Below is a listing to transcribe in full and exactly; keep the pictures out.

___ Given material ___

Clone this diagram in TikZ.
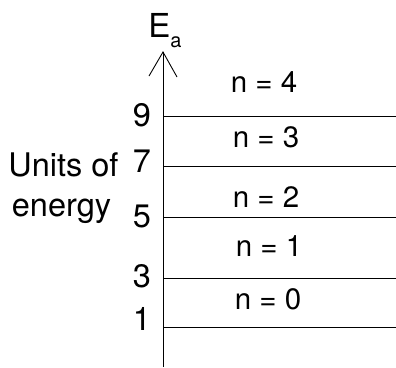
\documentclass[tikz,border=0pt]{standalone}
\usepackage{fontspec}
\setmainfont{TeX Gyre Heros}
\begin{document}
\begin{tikzpicture}[x=1pt,y=-1pt,
  level/.style={line width=0.9pt},
  axisline/.style={line width=0.9pt},
  tick/.style={anchor=base,inner sep=0pt,font=\fontsize{32.5}{38}\selectfont},
  nlabel/.style={anchor=base,inner sep=0pt,font=\fontsize{29.5}{34}\selectfont}]
\useasboundingbox (0,0) rectangle (396,367);
% axis
\coordinate (bot) at (163,367);
\coordinate (top) at (163,52);
\coordinate (hl) at (149,76);
\coordinate (hr) at (177,77);
\draw[axisline] (bot) -- (top);
\draw[axisline,line join=miter] (hl) -- (top) -- (hr);
\node[anchor=base,inner sep=0pt,font=\fontsize{33}{38}\selectfont] (ea) at (165,37.5) {E\raisebox{-9.5pt}{\fontsize{20}{22}\selectfont a}};
% levels
\foreach \y/\nm in {116/l9,166/l7,217/l5,278/l3,327/l1}{
  \coordinate (\nm a) at (163,\y);
  \coordinate (\nm b) at (396,\y);
  \draw[level] (\nm a) -- (\nm b);
}
% energy numbers
\node[tick] (t9) at (142,126) {9};
\node[tick] (t7) at (142,172) {7};
\node[tick] (t5) at (142,227) {5};
\node[tick] (t3) at (142,287) {3};
\node[tick] (t1) at (142,330) {1};
% axis title
\node[tick] (u1) at (63.5,176) {Units of};
\node[tick] (u2) at (61.5,216) {energy};
% quantum numbers
\node[nlabel] (n4) at (264,92.5) {n = 4};
\node[nlabel] (n3) at (266,147.5) {n = 3};
\node[nlabel] (n2) at (266,207) {n = 2};
\node[nlabel] (n1) at (269,256) {n = 1};
\node[nlabel] (n0) at (268,309.5) {n = 0};
\end{tikzpicture}
\end{document}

___

## Answer to the exercise
Clone this diagram in TikZ.
\documentclass[tikz,border=0pt]{standalone}
\usepackage{fontspec}
\setmainfont{TeX Gyre Heros}
\begin{document}
\begin{tikzpicture}[x=1pt,y=-1pt,
  level/.style={line width=0.9pt},
  axisline/.style={line width=0.9pt},
  tick/.style={anchor=base,inner sep=0pt,font=\fontsize{32.5}{38}\selectfont},
  nlabel/.style={anchor=base,inner sep=0pt,font=\fontsize{29.5}{34}\selectfont}]
\useasboundingbox (0,0) rectangle (396,367);
% axis
\coordinate (bot) at (163,367);
\coordinate (top) at (163,52);
\coordinate (hl) at (149,76);
\coordinate (hr) at (177,77);
\draw[axisline] (bot) -- (top);
\draw[axisline,line join=miter] (hl) -- (top) -- (hr);
\node[anchor=base,inner sep=0pt,font=\fontsize{33}{38}\selectfont] (ea) at (165,37.5) {E\raisebox{-9.5pt}{\fontsize{20}{22}\selectfont a}};
% levels
\foreach \y/\nm in {116/l9,166/l7,217/l5,278/l3,327/l1}{
  \coordinate (\nm a) at (163,\y);
  \coordinate (\nm b) at (396,\y);
  \draw[level] (\nm a) -- (\nm b);
}
% energy numbers
\node[tick] (t9) at (142,126) {9};
\node[tick] (t7) at (142,172) {7};
\node[tick] (t5) at (142,227) {5};
\node[tick] (t3) at (142,287) {3};
\node[tick] (t1) at (142,330) {1};
% axis title
\node[tick] (u1) at (63.5,176) {Units of};
\node[tick] (u2) at (61.5,216) {energy};
% quantum numbers
\node[nlabel] (n4) at (264,92.5) {n = 4};
\node[nlabel] (n3) at (266,147.5) {n = 3};
\node[nlabel] (n2) at (266,207) {n = 2};
\node[nlabel] (n1) at (269,256) {n = 1};
\node[nlabel] (n0) at (268,309.5) {n = 0};
\end{tikzpicture}
\end{document}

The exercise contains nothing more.